Sergei sat down across from her. “Only for a short time,” he said, looking at his Rolex.
“I need a particular service,” she said. “Someone who can duplicate something for me. Someone good and discreet. Of course, you’d get a finder’s fee.”
“I know a lot of people,” Sergei said. “What needs duplicating?”
“I have a set of fingerprints on a glass, and I need to be able to reproduce them.”
Sergei shrugged. “I might know a guy who knows a guy who can make a pair of gloves.”
“Gloves would be good,” Marisol said.
“Finder’s fee is five thousand,” he said.
Marisol blinked. “Five thousand?”
“Supply and demand,” Sergei said. “If you come to me after twenty years, you don’t know anyone else.”
“I don’t trust anyone else,” Marisol said. “When we worked together, you were always straight-up.”
“Look at you. Your table full of papers. Whatever you do now, you got no network,” Sergei said. “I’m supply and I have monopoly. Five thousand. Take it or leave it.”
“I’ll take it.”
“Let me make a call,” Sergei said. He stood and turned his back to her, speaking briefly on the phone in a Slavic language. He turned back to Marisol. “You have the prints?”
She nodded.
“I’ll be back in half an hour,” he said.
“I thought you said you might know a guy who might know a guy,” Marisol said.
“For five thousand I know a guy,” he said and walked out.
As Marisol collected her papers, she marveled a
t how well he read people.
Thirty-five minutes later, Sergei walked in beside a young man with broad cheekbones and slightly Eurasian eyes. He had bleached hair, trendy clothes, and bling jewelry. Sergei introduced him as Gavril.
“Did you bring the prints?” the older man asked.
She dug into her handbag and pulled out a box. Carefully she took out the glass and handed it to Gavril. He held it up to the light to see the prints, but the bar was dim. He pulled out a flashlight from his pocket and examined the glass. Sergei asked him a question, and Gavril gave a curt answer.
“He can do it by Saturday,” Sergei translated. “Ten thousand.”
“The work is guaranteed?” Marisol asked.
“Gavril is the best,” Sergei said.
Marisol looked Sergei straight in the face. “I want the glass back, and no extra copies,” she said.
“You have my word,” Sergei said. “The money?”
Marisol pulled out an envelope. “Half up-front?” she asked.
“Fine,” he said, and pocketed the cash.
“Five for you, five for Gavril,” she said. “You’re not gonna count it?”
“I have complete confidence,” he said.
* * *
Marisol dreamed of the beach. La playa in Puerto Rico. Not her grandmother’s house, but familiar. Waves crashed nearby, and she dozed in the afternoon sun. She could feel the gentle press of another body beside her. A welcome hand reached for hers in the sand. A soft kiss on her forehead. Raul.

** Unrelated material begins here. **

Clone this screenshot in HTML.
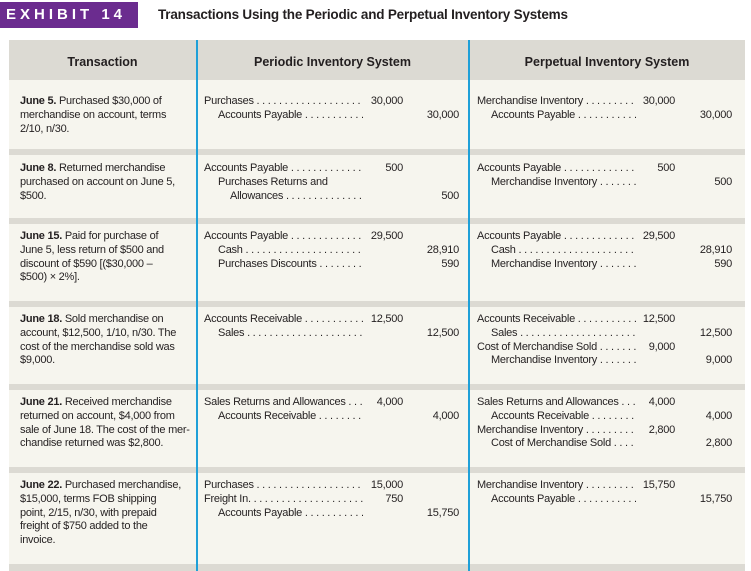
<!DOCTYPE html><html><head><meta charset="utf-8"><style>
body{margin:0;width:751px;height:571px;background:#fff;position:relative;overflow:hidden;font-family:"Liberation Sans",sans-serif;color:#231f20}
.abs{position:absolute}
.tbl{left:9px;top:40px;width:736px;height:531px;background:#f6f5ee}
.hd{left:9px;top:40px;width:736px;height:40px;background:#dcdad3}
.sep{left:9px;width:736px;height:6px;background:#dcdad3}
.v{top:40px;width:1.5px;height:531px;background:#1fa0d8}
.h{top:55px;font-weight:bold;font-size:12.5px;text-align:center}
.t{left:20px;width:172px;font-size:11px;line-height:13.8px;letter-spacing:-0.25px;white-space:nowrap}
.l{position:absolute;white-space:nowrap;overflow:hidden;font-size:11px;letter-spacing:-0.25px;line-height:13.8px}
.a{position:absolute;font-size:11px;letter-spacing:-0.25px;text-align:right;line-height:13.8px}
</style></head><body>
<div class="abs" style="left:0;top:2px;width:138px;height:26px;background:#6b2c8f"></div>
<div class="abs" style="left:6px;top:6px;color:#fff;font-weight:bold;font-size:15px;letter-spacing:4px">EXHIBIT 14</div>
<div class="abs" style="left:158px;top:7px;font-weight:bold;font-size:13.5px;letter-spacing:-0.2px">Transactions Using the Periodic and Perpetual Inventory Systems</div>
<div class="abs tbl"></div><div class="abs hd"></div>
<div class="abs sep" style="top:149px"></div>
<div class="abs sep" style="top:218px"></div>
<div class="abs sep" style="top:301px"></div>
<div class="abs sep" style="top:384px"></div>
<div class="abs sep" style="top:467px"></div>
<div class="abs sep" style="top:564px;height:7px"></div>
<div class="abs v" style="left:196px"></div><div class="abs v" style="left:468px"></div>
<div class="abs h" style="left:9px;width:187px">Transaction</div>
<div class="abs h" style="left:197px;width:271px">Periodic Inventory System</div>
<div class="abs h" style="left:469px;width:276px">Perpetual Inventory System</div>

<div class="abs t" style="top:95px"><b>June 5.</b> Purchased $30,000 of<br>merchandise on account, terms<br>2/10, n/30.</div>
<div class="abs t" style="top:162px"><b>June 8.</b> Returned merchandise<br>purchased on account on June 5,<br>$500.</div>
<div class="abs t" style="top:230px"><b>June 15.</b> Paid for purchase of<br>June 5, less return of $500 and<br>discount of $590 [($30,000 –<br>$500) × 2%].</div>
<div class="abs t" style="top:313px"><b>June 18.</b> Sold merchandise on<br>account, $12,500, 1/10, n/30. The<br>cost of the merchandise sold was<br>$9,000.</div>
<div class="abs t" style="top:396px"><b>June 21.</b> Received merchandise<br>returned on account, $4,000 from<br>sale of June 18. The cost of the mer-<br>chandise returned was $2,800.</div>
<div class="abs t" style="top:479px"><b>June 22.</b> Purchased merchandise,<br>$15,000, terms FOB shipping<br>point, 2/15, n/30, with prepaid<br>freight of $750 added to the<br>invoice.</div>

<div id="e"></div>
<script>
var D=" . . . . . . . . . . . . . . . . . . . . . . . . . . . . . . . . . . . . . . . . . . . .";
var rows=[
[95,[["Purchases",0,"30,000",""],["Accounts Payable",1,"","30,000"]],[["Merchandise Inventory",0,"30,000",""],["Accounts Payable",1,"","30,000"]]],
[162,[["Accounts Payable",0,"500",""],["Purchases Returns and",1,"","",1],["Allowances",2,"","500"]],[["Accounts Payable",0,"500",""],["Merchandise Inventory ",1,"","500"]]],
[230,[["Accounts Payable",0,"29,500",""],["Cash",1,"","28,910"],["Purchases Discounts",1,"","590"]],[["Accounts Payable",0,"29,500",""],["Cash",1,"","28,910"],["Merchandise Inventory ",1,"","590"]]],
[313,[["Accounts Receivable",0,"12,500",""],["Sales ",1,"","12,500"]],[["Accounts Receivable",0,"12,500",""],["Sales ",1,"","12,500"],["Cost of Merchandise Sold",0,"9,000",""],["Merchandise Inventory ",1,"","9,000"]]],
[396,[["Sales Returns and Allowances",0,"4,000",""],["Accounts Receivable ",1,"","4,000"]],[["Sales Returns and Allowances",0,"4,000",""],["Accounts Receivable",1,"","4,000"],["Merchandise Inventory ",0,"2,800",""],["Cost of Merchandise Sold ",1,"","2,800"]]],
[479,[["Purchases",0,"15,000",""],["Freight In.",0,"750",""],["Accounts Payable",1,"","15,750"]],[["Merchandise Inventory ",0,"15,750",""],["Accounts Payable",1,"","15,750"]]]];
var h="";
function col(top,items,left,dotEnd,dr,cr){items.forEach(function(it,i){var y=top+i*13.8;var x=left+it[1]*14+(it[1]==2?-2:0);
h+='<div class="l" style="left:'+x+'px;top:'+y+'px;width:'+(dotEnd-x)+'px">'+it[0]+(it[4]?'':D)+'</div>';
if(it[2])h+='<div class="a" style="left:'+(dr-60)+'px;width:60px;top:'+y+'px">'+it[2]+'</div>';
if(it[3])h+='<div class="a" style="left:'+(cr-60)+'px;width:60px;top:'+y+'px">'+it[3]+'</div>';});}
rows.forEach(function(r){col(r[0],r[1],204,363,403,459);col(r[0],r[2],477,636,675,732);});
document.getElementById("e").innerHTML=h;
</script>
</body></html>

“Voy en el agua, guapa,” he whispered.
She squinted into the sunlight. “Don’t go without me,” she said.
Raul stood over her, smiling, his broad shoulders silhouetted against the sky. “Pues, ven.”
He reached a hand out and she took it. He helped her up, practically lifting her. As she rose, sand stuck to the back of her body.
They held hands. Raul’s palm was cool and smooth as they walked to the ocean’s edge.
A wave lapped their feet. The water was warm, and they waded in. They were simultaneously looking out to sea and looking into each other’s eyes. They waded deeper, and with each wave, more of the sand on Marisol’s body fell away.